>>>

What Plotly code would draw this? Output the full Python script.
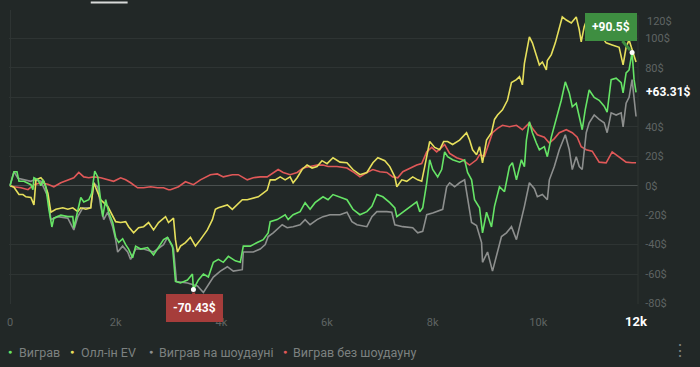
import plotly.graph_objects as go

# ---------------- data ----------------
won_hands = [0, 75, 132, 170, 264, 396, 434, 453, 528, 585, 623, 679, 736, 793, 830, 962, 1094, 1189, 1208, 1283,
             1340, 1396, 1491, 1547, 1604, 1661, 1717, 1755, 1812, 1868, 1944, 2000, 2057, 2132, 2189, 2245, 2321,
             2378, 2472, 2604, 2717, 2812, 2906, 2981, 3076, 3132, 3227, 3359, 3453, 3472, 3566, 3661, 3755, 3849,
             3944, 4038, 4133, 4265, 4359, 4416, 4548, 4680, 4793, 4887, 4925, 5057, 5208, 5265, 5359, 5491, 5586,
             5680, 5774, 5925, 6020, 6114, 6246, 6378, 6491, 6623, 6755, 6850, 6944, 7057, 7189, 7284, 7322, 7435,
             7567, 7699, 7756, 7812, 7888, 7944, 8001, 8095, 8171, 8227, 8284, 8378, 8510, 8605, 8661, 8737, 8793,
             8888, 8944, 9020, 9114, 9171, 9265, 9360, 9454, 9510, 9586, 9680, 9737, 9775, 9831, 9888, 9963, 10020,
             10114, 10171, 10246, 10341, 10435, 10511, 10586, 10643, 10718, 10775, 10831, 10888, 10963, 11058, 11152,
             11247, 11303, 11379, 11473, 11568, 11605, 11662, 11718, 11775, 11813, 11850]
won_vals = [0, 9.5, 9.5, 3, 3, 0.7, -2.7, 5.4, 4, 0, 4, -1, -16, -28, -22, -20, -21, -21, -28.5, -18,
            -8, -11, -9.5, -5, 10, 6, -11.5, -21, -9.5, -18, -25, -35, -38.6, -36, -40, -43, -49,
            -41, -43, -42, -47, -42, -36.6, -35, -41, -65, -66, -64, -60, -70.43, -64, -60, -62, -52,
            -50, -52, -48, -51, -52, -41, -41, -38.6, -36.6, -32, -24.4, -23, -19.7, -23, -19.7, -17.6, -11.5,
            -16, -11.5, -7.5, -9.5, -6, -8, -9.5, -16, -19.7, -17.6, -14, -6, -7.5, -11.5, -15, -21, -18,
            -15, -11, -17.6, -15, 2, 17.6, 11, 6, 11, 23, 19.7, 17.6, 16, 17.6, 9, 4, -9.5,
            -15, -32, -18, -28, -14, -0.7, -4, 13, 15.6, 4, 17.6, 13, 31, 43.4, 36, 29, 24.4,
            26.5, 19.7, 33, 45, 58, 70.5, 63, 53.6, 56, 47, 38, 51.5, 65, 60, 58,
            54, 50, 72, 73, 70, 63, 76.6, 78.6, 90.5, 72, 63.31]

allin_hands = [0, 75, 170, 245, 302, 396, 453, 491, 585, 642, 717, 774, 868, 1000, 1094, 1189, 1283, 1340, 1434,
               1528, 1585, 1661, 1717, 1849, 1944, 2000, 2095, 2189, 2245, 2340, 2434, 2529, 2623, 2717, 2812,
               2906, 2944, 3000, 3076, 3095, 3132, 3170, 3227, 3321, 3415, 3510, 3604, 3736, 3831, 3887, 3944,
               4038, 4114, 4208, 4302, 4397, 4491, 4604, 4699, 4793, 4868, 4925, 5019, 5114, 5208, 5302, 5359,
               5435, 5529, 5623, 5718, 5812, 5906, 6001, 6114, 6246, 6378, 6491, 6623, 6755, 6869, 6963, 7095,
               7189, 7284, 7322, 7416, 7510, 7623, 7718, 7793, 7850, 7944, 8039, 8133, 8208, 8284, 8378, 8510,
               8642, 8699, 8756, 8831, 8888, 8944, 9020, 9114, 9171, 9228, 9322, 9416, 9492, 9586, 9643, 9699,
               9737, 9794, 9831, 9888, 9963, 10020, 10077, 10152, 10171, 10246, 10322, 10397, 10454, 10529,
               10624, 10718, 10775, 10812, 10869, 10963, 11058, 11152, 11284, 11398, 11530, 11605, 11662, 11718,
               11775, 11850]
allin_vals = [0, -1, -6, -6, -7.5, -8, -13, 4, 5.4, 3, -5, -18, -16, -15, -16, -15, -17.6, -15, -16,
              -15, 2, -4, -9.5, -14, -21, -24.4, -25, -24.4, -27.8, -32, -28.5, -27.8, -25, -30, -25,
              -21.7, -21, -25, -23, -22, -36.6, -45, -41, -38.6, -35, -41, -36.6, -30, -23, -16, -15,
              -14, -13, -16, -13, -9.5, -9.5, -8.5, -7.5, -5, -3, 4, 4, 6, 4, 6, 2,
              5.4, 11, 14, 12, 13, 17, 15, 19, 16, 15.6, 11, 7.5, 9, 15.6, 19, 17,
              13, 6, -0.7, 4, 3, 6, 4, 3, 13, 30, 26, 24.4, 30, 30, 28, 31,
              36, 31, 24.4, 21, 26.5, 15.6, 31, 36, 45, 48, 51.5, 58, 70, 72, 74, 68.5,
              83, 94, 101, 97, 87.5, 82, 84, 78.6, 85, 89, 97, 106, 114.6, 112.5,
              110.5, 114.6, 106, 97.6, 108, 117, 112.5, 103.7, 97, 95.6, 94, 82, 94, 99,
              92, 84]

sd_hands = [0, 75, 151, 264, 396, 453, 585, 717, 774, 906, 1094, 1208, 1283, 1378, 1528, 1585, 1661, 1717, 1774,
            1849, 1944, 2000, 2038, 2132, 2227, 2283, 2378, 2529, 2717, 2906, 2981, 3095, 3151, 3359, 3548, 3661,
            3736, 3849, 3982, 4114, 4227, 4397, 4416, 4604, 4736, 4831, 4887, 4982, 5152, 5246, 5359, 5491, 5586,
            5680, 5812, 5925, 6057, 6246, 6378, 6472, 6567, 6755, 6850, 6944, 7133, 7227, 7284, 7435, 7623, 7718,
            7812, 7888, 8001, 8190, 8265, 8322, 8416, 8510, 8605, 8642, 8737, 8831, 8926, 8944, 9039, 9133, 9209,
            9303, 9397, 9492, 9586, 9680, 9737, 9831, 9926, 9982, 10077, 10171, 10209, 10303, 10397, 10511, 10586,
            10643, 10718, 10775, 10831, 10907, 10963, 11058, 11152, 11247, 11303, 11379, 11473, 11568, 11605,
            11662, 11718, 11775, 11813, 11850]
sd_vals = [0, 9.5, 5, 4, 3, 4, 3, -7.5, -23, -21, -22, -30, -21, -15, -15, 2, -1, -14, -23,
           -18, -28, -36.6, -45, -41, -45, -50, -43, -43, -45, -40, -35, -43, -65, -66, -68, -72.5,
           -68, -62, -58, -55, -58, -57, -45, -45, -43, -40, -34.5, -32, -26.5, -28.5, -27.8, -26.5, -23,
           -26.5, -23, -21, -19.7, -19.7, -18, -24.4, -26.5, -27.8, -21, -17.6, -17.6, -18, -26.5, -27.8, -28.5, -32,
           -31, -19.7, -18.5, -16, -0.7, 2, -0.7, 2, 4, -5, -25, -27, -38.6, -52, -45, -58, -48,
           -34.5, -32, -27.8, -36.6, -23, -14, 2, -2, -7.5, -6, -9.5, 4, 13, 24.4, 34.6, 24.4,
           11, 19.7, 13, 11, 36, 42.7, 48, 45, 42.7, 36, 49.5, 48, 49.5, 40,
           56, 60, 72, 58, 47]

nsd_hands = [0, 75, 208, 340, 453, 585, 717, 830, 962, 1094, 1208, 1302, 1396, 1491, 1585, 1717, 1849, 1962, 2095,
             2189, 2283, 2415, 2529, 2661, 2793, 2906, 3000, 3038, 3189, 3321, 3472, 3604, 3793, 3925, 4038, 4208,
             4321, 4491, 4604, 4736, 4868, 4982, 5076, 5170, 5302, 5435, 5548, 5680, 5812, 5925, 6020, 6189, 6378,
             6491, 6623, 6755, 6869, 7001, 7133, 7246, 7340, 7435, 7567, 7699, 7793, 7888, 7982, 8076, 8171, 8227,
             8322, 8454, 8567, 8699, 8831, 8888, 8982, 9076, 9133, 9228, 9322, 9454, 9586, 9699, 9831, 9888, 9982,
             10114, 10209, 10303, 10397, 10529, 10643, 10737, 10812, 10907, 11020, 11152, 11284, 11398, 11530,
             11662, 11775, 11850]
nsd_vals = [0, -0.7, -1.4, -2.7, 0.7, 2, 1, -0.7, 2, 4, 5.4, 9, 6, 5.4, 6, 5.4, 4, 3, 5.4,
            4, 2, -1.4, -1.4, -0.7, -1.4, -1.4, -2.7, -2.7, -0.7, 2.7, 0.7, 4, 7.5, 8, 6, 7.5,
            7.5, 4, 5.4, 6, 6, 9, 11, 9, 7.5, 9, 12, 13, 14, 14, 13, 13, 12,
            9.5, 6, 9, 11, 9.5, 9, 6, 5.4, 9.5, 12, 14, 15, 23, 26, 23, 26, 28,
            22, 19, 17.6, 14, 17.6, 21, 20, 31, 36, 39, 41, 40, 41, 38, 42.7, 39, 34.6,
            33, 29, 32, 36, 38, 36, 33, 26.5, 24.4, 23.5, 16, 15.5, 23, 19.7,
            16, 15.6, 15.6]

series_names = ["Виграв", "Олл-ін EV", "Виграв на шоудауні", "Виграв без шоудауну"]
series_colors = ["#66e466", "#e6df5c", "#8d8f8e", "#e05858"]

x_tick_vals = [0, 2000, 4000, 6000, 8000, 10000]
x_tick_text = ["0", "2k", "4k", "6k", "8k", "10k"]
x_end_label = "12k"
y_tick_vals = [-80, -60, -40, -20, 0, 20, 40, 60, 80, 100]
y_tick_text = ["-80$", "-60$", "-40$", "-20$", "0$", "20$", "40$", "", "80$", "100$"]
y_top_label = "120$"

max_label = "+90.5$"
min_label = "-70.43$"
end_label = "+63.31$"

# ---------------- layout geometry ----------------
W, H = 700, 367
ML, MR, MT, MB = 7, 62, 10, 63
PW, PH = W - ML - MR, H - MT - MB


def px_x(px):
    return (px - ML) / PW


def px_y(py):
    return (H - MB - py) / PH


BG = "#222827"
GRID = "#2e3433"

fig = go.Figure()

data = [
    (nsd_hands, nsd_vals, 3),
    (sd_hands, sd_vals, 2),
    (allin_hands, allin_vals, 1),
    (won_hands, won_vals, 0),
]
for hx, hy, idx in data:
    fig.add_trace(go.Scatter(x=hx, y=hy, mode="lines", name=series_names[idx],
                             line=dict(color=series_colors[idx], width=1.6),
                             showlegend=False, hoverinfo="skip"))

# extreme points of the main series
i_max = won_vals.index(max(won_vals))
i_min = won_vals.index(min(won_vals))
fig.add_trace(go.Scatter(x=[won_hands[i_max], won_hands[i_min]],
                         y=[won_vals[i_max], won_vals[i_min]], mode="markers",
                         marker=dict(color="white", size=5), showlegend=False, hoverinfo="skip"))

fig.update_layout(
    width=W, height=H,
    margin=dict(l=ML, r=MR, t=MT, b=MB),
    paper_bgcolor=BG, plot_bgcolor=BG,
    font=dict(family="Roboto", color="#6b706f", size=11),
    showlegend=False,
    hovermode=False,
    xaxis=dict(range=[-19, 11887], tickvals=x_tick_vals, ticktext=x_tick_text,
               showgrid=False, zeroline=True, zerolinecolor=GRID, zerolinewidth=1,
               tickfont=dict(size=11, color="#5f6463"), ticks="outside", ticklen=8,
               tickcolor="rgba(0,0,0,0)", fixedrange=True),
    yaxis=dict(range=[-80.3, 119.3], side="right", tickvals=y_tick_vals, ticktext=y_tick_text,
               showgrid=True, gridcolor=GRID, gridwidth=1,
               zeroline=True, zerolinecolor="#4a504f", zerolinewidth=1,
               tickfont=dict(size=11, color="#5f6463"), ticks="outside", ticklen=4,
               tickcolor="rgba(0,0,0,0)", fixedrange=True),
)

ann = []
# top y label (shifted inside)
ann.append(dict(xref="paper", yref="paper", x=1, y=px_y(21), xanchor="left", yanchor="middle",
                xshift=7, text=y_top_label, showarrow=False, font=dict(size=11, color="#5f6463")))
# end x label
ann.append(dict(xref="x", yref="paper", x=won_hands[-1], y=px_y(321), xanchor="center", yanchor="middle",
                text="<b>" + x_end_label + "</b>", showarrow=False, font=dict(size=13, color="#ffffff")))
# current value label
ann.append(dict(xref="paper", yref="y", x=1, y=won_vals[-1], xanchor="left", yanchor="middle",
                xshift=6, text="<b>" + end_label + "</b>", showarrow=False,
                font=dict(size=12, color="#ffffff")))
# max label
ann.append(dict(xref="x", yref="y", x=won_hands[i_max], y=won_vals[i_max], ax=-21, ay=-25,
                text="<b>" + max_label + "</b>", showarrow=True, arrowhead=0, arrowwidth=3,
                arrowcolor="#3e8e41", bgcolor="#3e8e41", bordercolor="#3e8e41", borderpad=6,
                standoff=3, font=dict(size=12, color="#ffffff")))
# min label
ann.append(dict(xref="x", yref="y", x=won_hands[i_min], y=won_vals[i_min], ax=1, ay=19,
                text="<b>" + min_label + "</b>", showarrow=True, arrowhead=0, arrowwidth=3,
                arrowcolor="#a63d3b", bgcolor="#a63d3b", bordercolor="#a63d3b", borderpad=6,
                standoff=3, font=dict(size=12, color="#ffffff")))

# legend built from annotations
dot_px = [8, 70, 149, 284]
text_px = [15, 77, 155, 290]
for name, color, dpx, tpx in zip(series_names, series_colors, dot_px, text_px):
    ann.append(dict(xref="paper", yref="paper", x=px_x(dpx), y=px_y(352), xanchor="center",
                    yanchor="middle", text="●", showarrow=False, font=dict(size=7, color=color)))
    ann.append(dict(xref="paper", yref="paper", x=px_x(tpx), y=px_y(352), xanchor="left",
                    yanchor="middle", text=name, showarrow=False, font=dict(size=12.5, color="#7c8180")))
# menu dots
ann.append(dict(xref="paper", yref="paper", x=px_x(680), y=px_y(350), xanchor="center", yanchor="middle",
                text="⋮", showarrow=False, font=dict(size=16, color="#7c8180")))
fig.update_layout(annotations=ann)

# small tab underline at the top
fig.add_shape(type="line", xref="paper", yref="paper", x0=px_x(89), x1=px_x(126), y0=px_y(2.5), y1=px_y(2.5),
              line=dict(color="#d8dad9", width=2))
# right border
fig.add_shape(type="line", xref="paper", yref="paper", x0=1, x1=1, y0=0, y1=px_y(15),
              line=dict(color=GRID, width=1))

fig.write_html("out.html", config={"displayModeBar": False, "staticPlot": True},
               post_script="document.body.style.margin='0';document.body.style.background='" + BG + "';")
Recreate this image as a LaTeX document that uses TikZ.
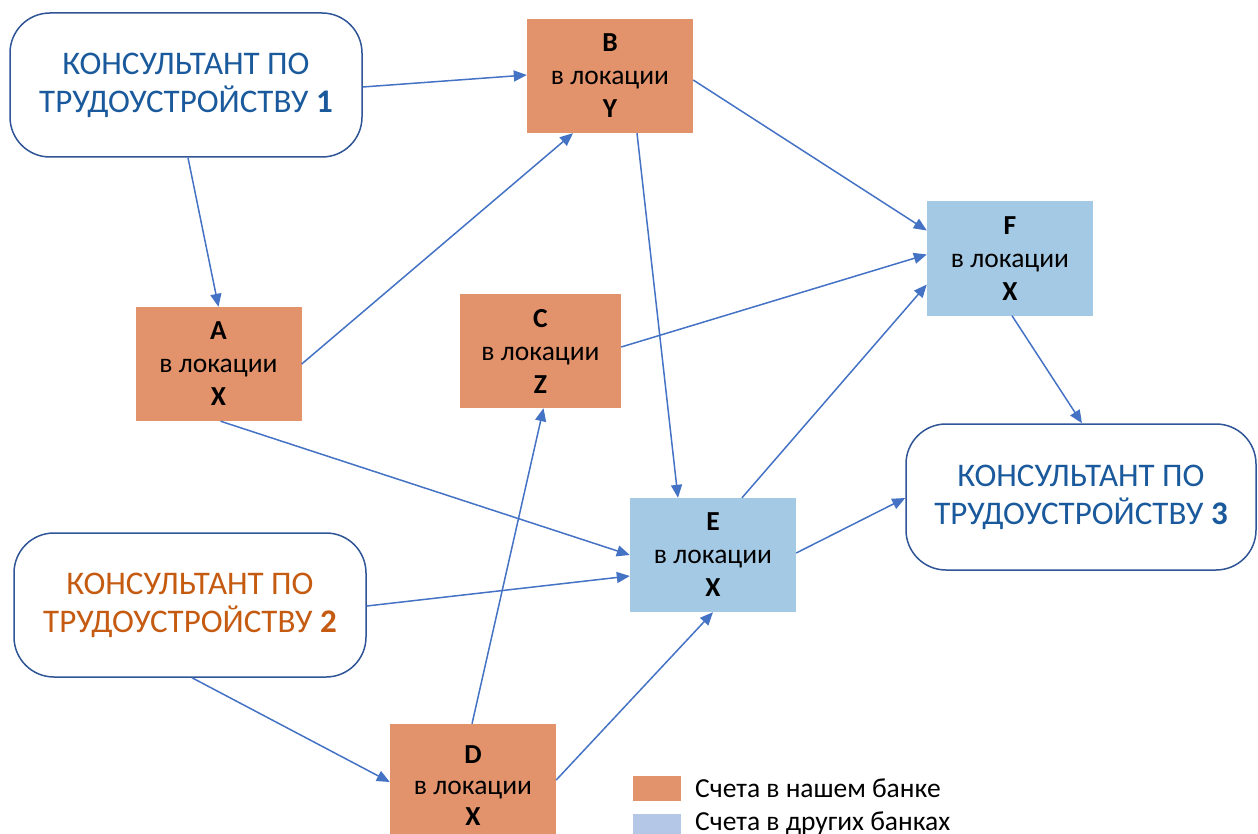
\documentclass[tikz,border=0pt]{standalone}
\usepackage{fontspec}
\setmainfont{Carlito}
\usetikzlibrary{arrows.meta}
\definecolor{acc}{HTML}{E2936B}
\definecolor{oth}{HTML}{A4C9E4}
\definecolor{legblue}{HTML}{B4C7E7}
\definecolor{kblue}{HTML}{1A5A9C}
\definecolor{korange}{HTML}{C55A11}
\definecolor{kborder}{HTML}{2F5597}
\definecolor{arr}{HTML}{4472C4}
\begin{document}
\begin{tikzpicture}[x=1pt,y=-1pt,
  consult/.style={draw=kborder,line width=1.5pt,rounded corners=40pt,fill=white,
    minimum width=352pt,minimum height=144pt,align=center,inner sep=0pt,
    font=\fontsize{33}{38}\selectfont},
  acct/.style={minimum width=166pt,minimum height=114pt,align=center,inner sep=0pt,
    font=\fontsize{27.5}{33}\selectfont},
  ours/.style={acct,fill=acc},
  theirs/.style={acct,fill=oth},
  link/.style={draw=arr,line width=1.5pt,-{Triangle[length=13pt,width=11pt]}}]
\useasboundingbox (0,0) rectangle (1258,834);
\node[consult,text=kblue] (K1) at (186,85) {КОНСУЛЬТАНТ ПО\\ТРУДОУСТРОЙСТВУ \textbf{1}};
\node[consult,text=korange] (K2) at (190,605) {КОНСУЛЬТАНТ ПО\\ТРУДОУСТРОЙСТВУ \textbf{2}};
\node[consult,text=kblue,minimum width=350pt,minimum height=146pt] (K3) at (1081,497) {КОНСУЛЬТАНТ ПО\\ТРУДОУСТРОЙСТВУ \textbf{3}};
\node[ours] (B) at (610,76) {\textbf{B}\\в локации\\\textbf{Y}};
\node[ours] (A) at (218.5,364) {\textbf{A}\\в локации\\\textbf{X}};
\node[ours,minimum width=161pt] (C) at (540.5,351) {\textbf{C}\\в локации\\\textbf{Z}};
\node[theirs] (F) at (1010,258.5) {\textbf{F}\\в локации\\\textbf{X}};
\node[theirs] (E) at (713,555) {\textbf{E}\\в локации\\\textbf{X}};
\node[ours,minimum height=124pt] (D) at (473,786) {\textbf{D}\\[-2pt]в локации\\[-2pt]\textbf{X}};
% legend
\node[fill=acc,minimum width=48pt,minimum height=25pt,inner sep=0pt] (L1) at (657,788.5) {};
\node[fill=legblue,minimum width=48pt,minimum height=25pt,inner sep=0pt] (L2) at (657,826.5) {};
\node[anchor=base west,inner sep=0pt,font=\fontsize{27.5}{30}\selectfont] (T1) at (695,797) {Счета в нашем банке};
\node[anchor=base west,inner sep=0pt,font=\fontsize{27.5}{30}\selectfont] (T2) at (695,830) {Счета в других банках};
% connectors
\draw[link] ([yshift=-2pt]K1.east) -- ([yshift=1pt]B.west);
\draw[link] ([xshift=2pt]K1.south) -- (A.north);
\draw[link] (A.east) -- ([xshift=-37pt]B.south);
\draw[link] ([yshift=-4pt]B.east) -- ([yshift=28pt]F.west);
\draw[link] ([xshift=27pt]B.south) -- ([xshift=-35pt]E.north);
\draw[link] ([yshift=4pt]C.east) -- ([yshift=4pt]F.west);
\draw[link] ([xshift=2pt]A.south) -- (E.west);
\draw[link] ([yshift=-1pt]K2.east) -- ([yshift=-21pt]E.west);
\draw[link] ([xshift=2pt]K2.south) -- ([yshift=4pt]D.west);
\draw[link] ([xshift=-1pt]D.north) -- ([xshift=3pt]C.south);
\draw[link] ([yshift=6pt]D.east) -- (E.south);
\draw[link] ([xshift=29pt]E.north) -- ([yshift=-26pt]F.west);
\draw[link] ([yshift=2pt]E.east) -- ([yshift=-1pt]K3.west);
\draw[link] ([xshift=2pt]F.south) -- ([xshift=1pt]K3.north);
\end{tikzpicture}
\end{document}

<<<

§ **Task objective**: In the entries above, locate every line with the word "this" and copy it.

§ **Exercise answer**:
What Plotly code would draw this? Output the full Python script.
Recreate this image as a LaTeX document that uses TikZ.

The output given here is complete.